▶ [SET EXERCISE]
Reproduce every record below exactly as written, but leave out any pictures.

▶ [DATA IN THIS EXERCISE]
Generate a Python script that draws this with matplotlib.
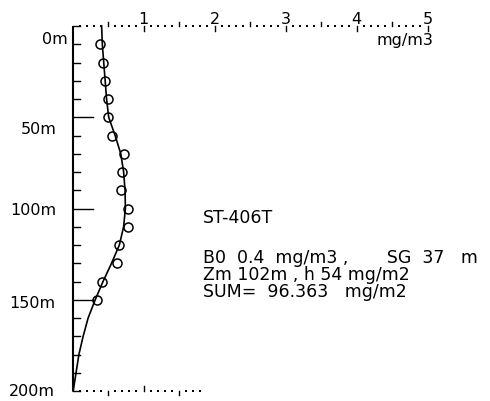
import numpy as np
import matplotlib
matplotlib.use("Agg")
import matplotlib.pyplot as plt

# Observed chlorophyll samples (depth in m, concentration in mg/m3)
obs_depth = [10, 20, 30, 40, 50, 60, 70, 80, 90, 100, 110, 120, 130, 140, 150]
obs_chl = [0.39, 0.43, 0.46, 0.50, 0.50, 0.55, 0.73, 0.70, 0.69, 0.78, 0.78,
           0.65, 0.62, 0.41, 0.34]

# Fitted profile
fit_depth = [0, 10, 20, 30, 40, 50, 60, 70, 80, 90, 100, 110, 120, 130, 140,
             150, 160, 170, 180, 190, 200]
fit_chl = [0.41, 0.42, 0.44, 0.46, 0.48, 0.51, 0.60, 0.68, 0.72, 0.74, 0.745,
           0.72, 0.66, 0.55, 0.43, 0.32, 0.22, 0.15, 0.09, 0.05, 0.01]

x_ticks = [1, 2, 3, 4, 5]
depth_labels = ["0m", "50m", "100m", "150m", "200m"]
station = "ST-406T"
info_lines = ["B0  0.4  mg/m3 ,       SG  37   m",
              "Zm 102m , h 54 mg/m2",
              "SUM=  96.363   mg/m2"]
unit = "mg/m3"

W, H = 490, 402
fig = plt.figure(figsize=(W / 100, H / 100), dpi=100)
x0_px, x5_px = 72.5, 427.5
top_px, bot_px = 27.0, 392.0
ax = fig.add_axes([x0_px / W, (H - bot_px) / H,
                   (x5_px - x0_px) / W, (bot_px - top_px) / H])
ax.set_xlim(0, 5)
ax.set_ylim(200, 0)
ax.axis("off")

px_x = 5 / (x5_px - x0_px)      # data units per pixel (x)
px_y = 200 / (bot_px - top_px)  # metres per pixel (y)
ink = "black"
font = ["DejaVu Sans"]

# depth axis
ax.plot([0, 0], [0, 200], color=ink, lw=1.5, clip_on=False, solid_capstyle="butt")
for d in range(0, 201, 10):
    length = 20 if d in (50, 100, 150) else 7
    ax.plot([0, length * px_x], [d, d], color=ink, lw=1.0, clip_on=False)

# dotted concentration scales (top full, bottom partial)
def dotted_scale(depth, xmax, tick_dir):
    xs = [k / 10 for k in range(1, int(round(xmax * 10)) + 1) if k % 5 != 0]
    ax.plot(xs, [depth] * len(xs), ls="none", marker="s", ms=1.6,
            mew=0, color=ink, clip_on=False)
    for k in range(5, int(round(xmax * 10)) + 1, 5):
        v = k / 10
        if k % 10 == 0:
            ax.plot([v, v], [depth, depth + tick_dir * 5 * px_y], color=ink,
                    lw=1.0, clip_on=False)
        else:
            ax.plot([v, v], [depth, depth - tick_dir * 4 * px_y], color=ink,
                    lw=1.0, clip_on=False)

dotted_scale(0, 5.0, 1)
dotted_scale(200, 1.8, -1)

for v in x_ticks:
    ax.text(v, -1.8, str(v), ha="center", va="baseline", fontsize=11.5,
            family=font, color=ink, clip_on=False)
ax.text(5.08, 7.5, unit, ha="right", va="center", fontsize=11.5,
        family=font, color=ink, clip_on=False)

# depth labels
label_pos = [(-0.06, 7.0), (-0.23, 56.0), (-0.23, 100.5), (-0.245, 151.5),
             (-0.245, 199.5)]
for (lx, ly), s in zip(label_pos, depth_labels):
    ax.text(lx, ly, s, ha="right", va="center", fontsize=11.5, family=font,
            color=ink, clip_on=False)

# profile
ax.plot(fit_chl, fit_depth, color=ink, lw=1.2, clip_on=False)
ax.plot(obs_chl, obs_depth, ls="none", marker="o", ms=6.5, mfc="none",
        mec=ink, mew=1.1, clip_on=False)

# station info
tx = (203 - x0_px) * px_x
ax.text(tx, (223 - top_px) * px_y, station, ha="left", va="baseline",
        fontsize=12.5, family=font, color=ink, clip_on=False)
ax.text(tx, (249 - top_px) * px_y, "\n".join(info_lines), ha="left",
        va="top", fontsize=12.5, family=font, color=ink, linespacing=0.93,
        clip_on=False)

fig.savefig("out.png", dpi=100, facecolor="white")
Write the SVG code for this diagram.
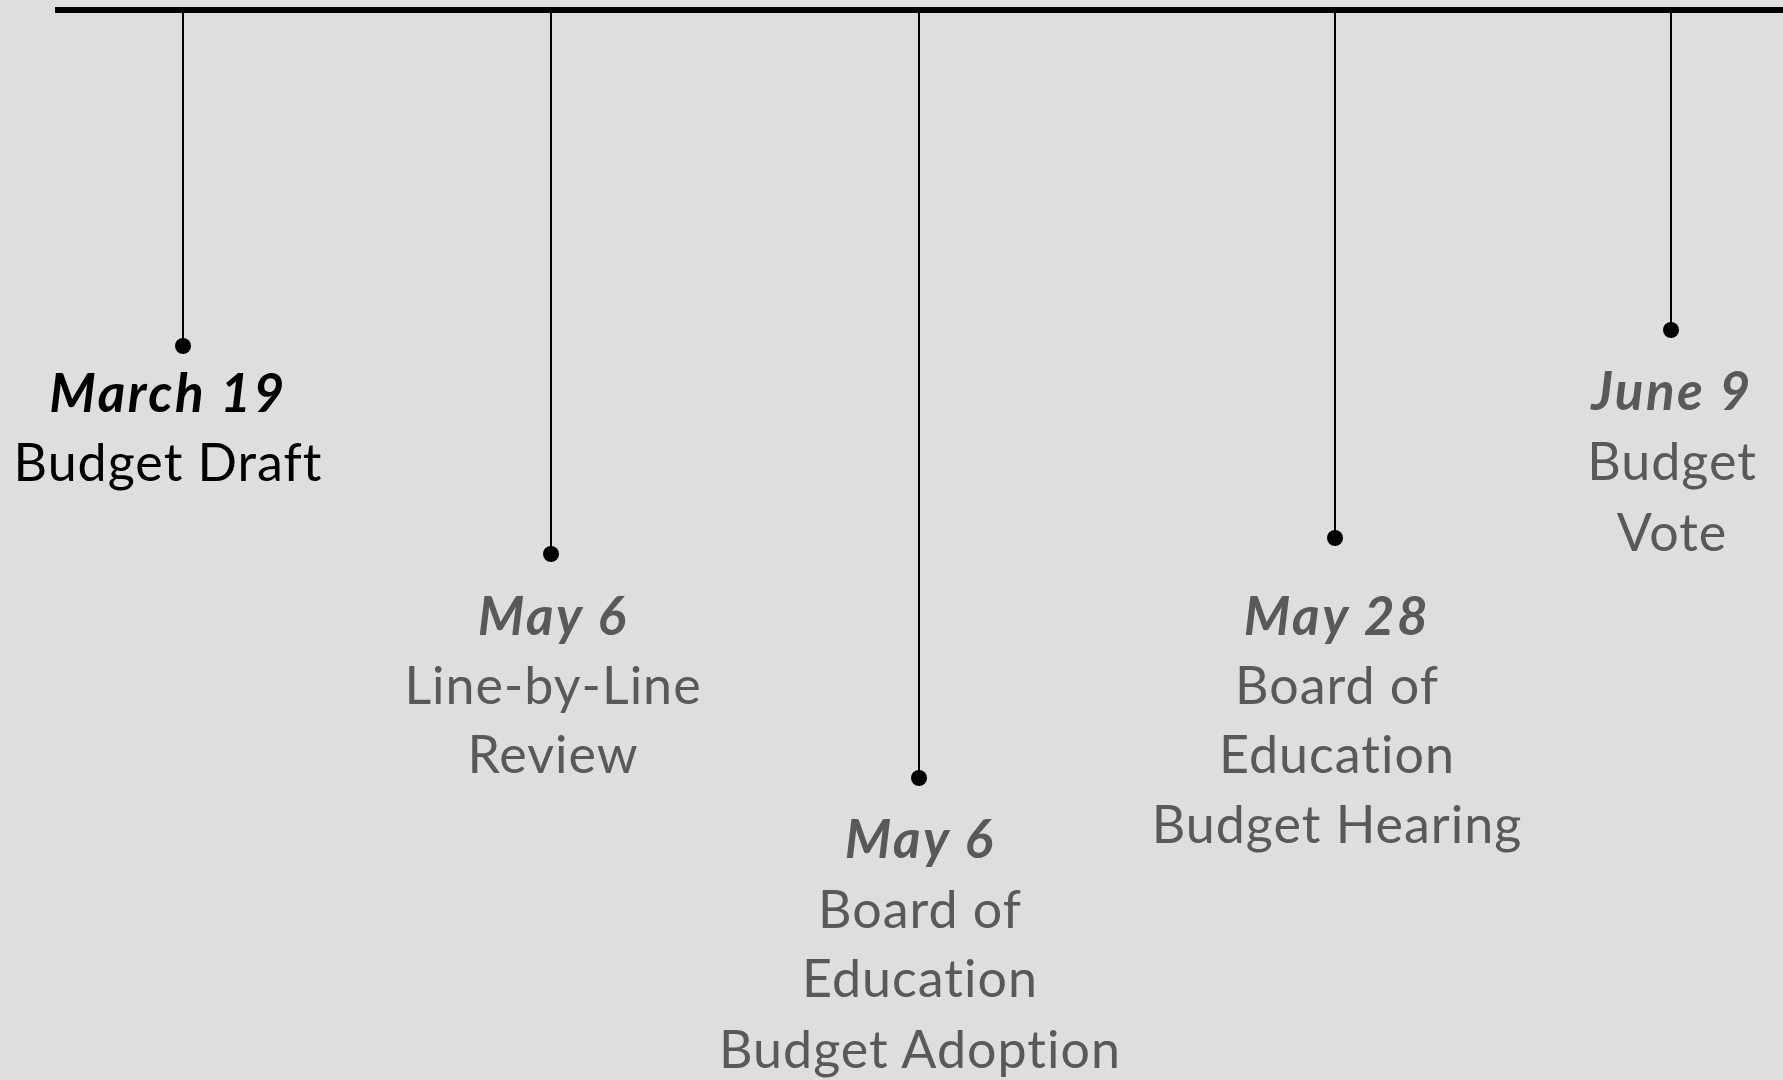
<svg xmlns="http://www.w3.org/2000/svg" width="1783" height="1080" viewBox="0 0 1783 1080">
<style>
.bg{fill:#dedede}
.axis{stroke:#000;stroke-width:6}
.stem{stroke:#000;stroke-width:2}
.dot{fill:#000}
text{font-family:Lato,"Open Sans",sans-serif;font-size:52px;letter-spacing:1px;text-anchor:middle;fill:#595959;font-variant-ligatures:none}
.date{font-weight:bold;font-style:italic;font-size:53px;letter-spacing:2.5px}
.first{fill:#000}
</style>
<rect class="bg" x="0" y="0" width="1783" height="1080"/>
<g id="connectors">
<line class="axis" x1="55" y1="10" x2="1783" y2="10"/>
<line class="stem" x1="183" y1="10" x2="183" y2="346"/>
<line class="stem" x1="551" y1="10" x2="551" y2="554"/>
<line class="stem" x1="919" y1="10" x2="919" y2="778"/>
<line class="stem" x1="1335" y1="10" x2="1335" y2="538"/>
<line class="stem" x1="1671" y1="10" x2="1671" y2="330"/>
</g>
<g id="node-march19">
<circle class="dot" cx="183" cy="346" r="8"/>
<text class="date first" x="168" y="412">March 19</text>
<text class="first" x="168" y="481">Budget Draft</text>
</g>
<g id="node-may6-review">
<circle class="dot" cx="551" cy="554" r="8"/>
<text class="date" x="553" y="635">May 6</text>
<text x="553" y="704">Line-by-Line</text>
<text x="553" y="773">Review</text>
</g>
<g id="node-may6-adoption">
<circle class="dot" cx="919" cy="778" r="8"/>
<text class="date" x="920" y="858">May 6</text>
<text x="920" y="928">Board of</text>
<text x="920" y="997">Education</text>
<text x="920" y="1068">Budget Adoption</text>
</g>
<g id="node-may28">
<circle class="dot" cx="1335" cy="538" r="8"/>
<text class="date" x="1337" y="635">May 28</text>
<text x="1337" y="704">Board of</text>
<text x="1337" y="773">Education</text>
<text x="1337" y="843">Budget Hearing</text>
</g>
<g id="node-june9">
<circle class="dot" cx="1671" cy="330" r="8"/>
<text class="date" x="1672" y="410">June 9</text>
<text x="1672" y="480">Budget</text>
<text x="1672" y="551">Vote</text>
</g>
</svg>
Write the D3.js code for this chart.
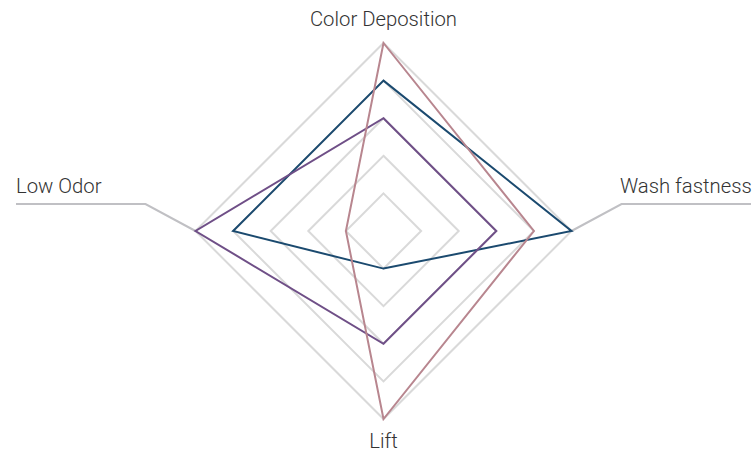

▶ [EXERCISE OUTPUT]
Generate a Python script that draws this with matplotlib.
import numpy as np
import matplotlib
matplotlib.use("Agg")
import matplotlib.pyplot as plt

# Observed chlorophyll samples (depth in m, concentration in mg/m3)
obs_depth = [10, 20, 30, 40, 50, 60, 70, 80, 90, 100, 110, 120, 130, 140, 150]
obs_chl = [0.39, 0.43, 0.46, 0.50, 0.50, 0.55, 0.73, 0.70, 0.69, 0.78, 0.78,
           0.65, 0.62, 0.41, 0.34]

# Fitted profile
fit_depth = [0, 10, 20, 30, 40, 50, 60, 70, 80, 90, 100, 110, 120, 130, 140,
             150, 160, 170, 180, 190, 200]
fit_chl = [0.41, 0.42, 0.44, 0.46, 0.48, 0.51, 0.60, 0.68, 0.72, 0.74, 0.745,
           0.72, 0.66, 0.55, 0.43, 0.32, 0.22, 0.15, 0.09, 0.05, 0.01]

x_ticks = [1, 2, 3, 4, 5]
depth_labels = ["0m", "50m", "100m", "150m", "200m"]
station = "ST-406T"
info_lines = ["B0  0.4  mg/m3 ,       SG  37   m",
              "Zm 102m , h 54 mg/m2",
              "SUM=  96.363   mg/m2"]
unit = "mg/m3"

W, H = 490, 402
fig = plt.figure(figsize=(W / 100, H / 100), dpi=100)
x0_px, x5_px = 72.5, 427.5
top_px, bot_px = 27.0, 392.0
ax = fig.add_axes([x0_px / W, (H - bot_px) / H,
                   (x5_px - x0_px) / W, (bot_px - top_px) / H])
ax.set_xlim(0, 5)
ax.set_ylim(200, 0)
ax.axis("off")

px_x = 5 / (x5_px - x0_px)      # data units per pixel (x)
px_y = 200 / (bot_px - top_px)  # metres per pixel (y)
ink = "black"
font = ["DejaVu Sans"]

# depth axis
ax.plot([0, 0], [0, 200], color=ink, lw=1.5, clip_on=False, solid_capstyle="butt")
for d in range(0, 201, 10):
    length = 20 if d in (50, 100, 150) else 7
    ax.plot([0, length * px_x], [d, d], color=ink, lw=1.0, clip_on=False)

# dotted concentration scales (top full, bottom partial)
def dotted_scale(depth, xmax, tick_dir):
    xs = [k / 10 for k in range(1, int(round(xmax * 10)) + 1) if k % 5 != 0]
    ax.plot(xs, [depth] * len(xs), ls="none", marker="s", ms=1.6,
            mew=0, color=ink, clip_on=False)
    for k in range(5, int(round(xmax * 10)) + 1, 5):
        v = k / 10
        if k % 10 == 0:
            ax.plot([v, v], [depth, depth + tick_dir * 5 * px_y], color=ink,
                    lw=1.0, clip_on=False)
        else:
            ax.plot([v, v], [depth, depth - tick_dir * 4 * px_y], color=ink,
                    lw=1.0, clip_on=False)

dotted_scale(0, 5.0, 1)
dotted_scale(200, 1.8, -1)

for v in x_ticks:
    ax.text(v, -1.8, str(v), ha="center", va="baseline", fontsize=11.5,
            family=font, color=ink, clip_on=False)
ax.text(5.08, 7.5, unit, ha="right", va="center", fontsize=11.5,
        family=font, color=ink, clip_on=False)

# depth labels
label_pos = [(-0.06, 7.0), (-0.23, 56.0), (-0.23, 100.5), (-0.245, 151.5),
             (-0.245, 199.5)]
for (lx, ly), s in zip(label_pos, depth_labels):
    ax.text(lx, ly, s, ha="right", va="center", fontsize=11.5, family=font,
            color=ink, clip_on=False)

# profile
ax.plot(fit_chl, fit_depth, color=ink, lw=1.2, clip_on=False)
ax.plot(obs_chl, obs_depth, ls="none", marker="o", ms=6.5, mfc="none",
        mec=ink, mew=1.1, clip_on=False)

# station info
tx = (203 - x0_px) * px_x
ax.text(tx, (223 - top_px) * px_y, station, ha="left", va="baseline",
        fontsize=12.5, family=font, color=ink, clip_on=False)
ax.text(tx, (249 - top_px) * px_y, "\n".join(info_lines), ha="left",
        va="top", fontsize=12.5, family=font, color=ink, linespacing=0.93,
        clip_on=False)

fig.savefig("out.png", dpi=100, facecolor="white")
Write the SVG code for this diagram.
<svg xmlns="http://www.w3.org/2000/svg" width="1783" height="1080" viewBox="0 0 1783 1080">
<style>
.bg{fill:#dedede}
.axis{stroke:#000;stroke-width:6}
.stem{stroke:#000;stroke-width:2}
.dot{fill:#000}
text{font-family:Lato,"Open Sans",sans-serif;font-size:52px;letter-spacing:1px;text-anchor:middle;fill:#595959;font-variant-ligatures:none}
.date{font-weight:bold;font-style:italic;font-size:53px;letter-spacing:2.5px}
.first{fill:#000}
</style>
<rect class="bg" x="0" y="0" width="1783" height="1080"/>
<g id="connectors">
<line class="axis" x1="55" y1="10" x2="1783" y2="10"/>
<line class="stem" x1="183" y1="10" x2="183" y2="346"/>
<line class="stem" x1="551" y1="10" x2="551" y2="554"/>
<line class="stem" x1="919" y1="10" x2="919" y2="778"/>
<line class="stem" x1="1335" y1="10" x2="1335" y2="538"/>
<line class="stem" x1="1671" y1="10" x2="1671" y2="330"/>
</g>
<g id="node-march19">
<circle class="dot" cx="183" cy="346" r="8"/>
<text class="date first" x="168" y="412">March 19</text>
<text class="first" x="168" y="481">Budget Draft</text>
</g>
<g id="node-may6-review">
<circle class="dot" cx="551" cy="554" r="8"/>
<text class="date" x="553" y="635">May 6</text>
<text x="553" y="704">Line-by-Line</text>
<text x="553" y="773">Review</text>
</g>
<g id="node-may6-adoption">
<circle class="dot" cx="919" cy="778" r="8"/>
<text class="date" x="920" y="858">May 6</text>
<text x="920" y="928">Board of</text>
<text x="920" y="997">Education</text>
<text x="920" y="1068">Budget Adoption</text>
</g>
<g id="node-may28">
<circle class="dot" cx="1335" cy="538" r="8"/>
<text class="date" x="1337" y="635">May 28</text>
<text x="1337" y="704">Board of</text>
<text x="1337" y="773">Education</text>
<text x="1337" y="843">Budget Hearing</text>
</g>
<g id="node-june9">
<circle class="dot" cx="1671" cy="330" r="8"/>
<text class="date" x="1672" y="410">June 9</text>
<text x="1672" y="480">Budget</text>
<text x="1672" y="551">Vote</text>
</g>
</svg>
Write the D3.js code for this chart.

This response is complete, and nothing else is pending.